The French passed draconian laws and did worse to require colonies (especially former ones) to only buy French exports. I get it, yup I do. So Comorians lived under artificial monopoly, and only knew French brands. Kind of like how the typical American who visits France says “I need a coffee, where’s the Starbucks?” Or the American says “I need to talk with my family and friends, where’s the Facebook?”

Surely being forced by frogs into their dilapidated cars, however, still rates quite far above entering into a health disaster of American fast food. A Comorian losing access to the delicious, locally made slow high nutrition cuisine is nightmare stuff.

But seriously…

“This piece of technology, essential to Comorian life” is a straight up Peace Corp lie about cars.

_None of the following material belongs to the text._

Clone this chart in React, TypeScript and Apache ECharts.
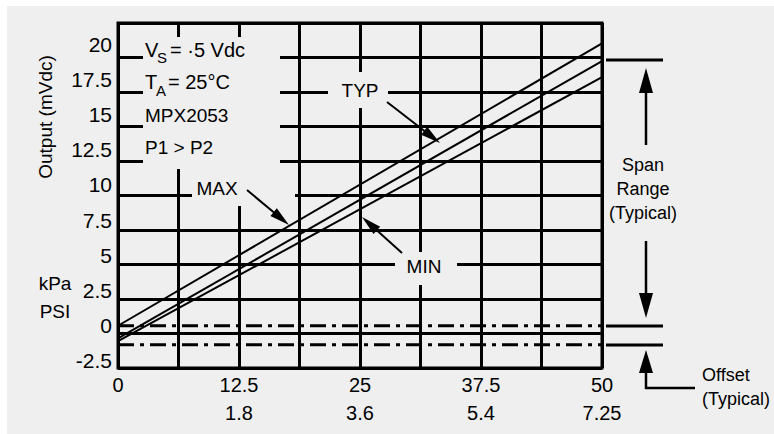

Everyone (especially the bumbling French DGSE) knows a complicated expensive cage on four wheels is unessential to island life, inefficient, and only recently introduced. Quality of life improves inversely to the number of cars on a single lane mountain road.

Motorbikes? That’s another story entirely, as an actual “unexpected” power differential, which the Israelis, Afghans, Chinese and lately Ukranians very clearly know far too well (chasing British and Japanese lessons).

Go home Peace Corp guy, your boring big car ride to a lifeless big skyscraper box filled with tastless Big Mac is waiting. Comorians deserve better. American interventionists should try to improve conditions locally and appropriately, not just drive former colonies so far backwards they start missing French cars.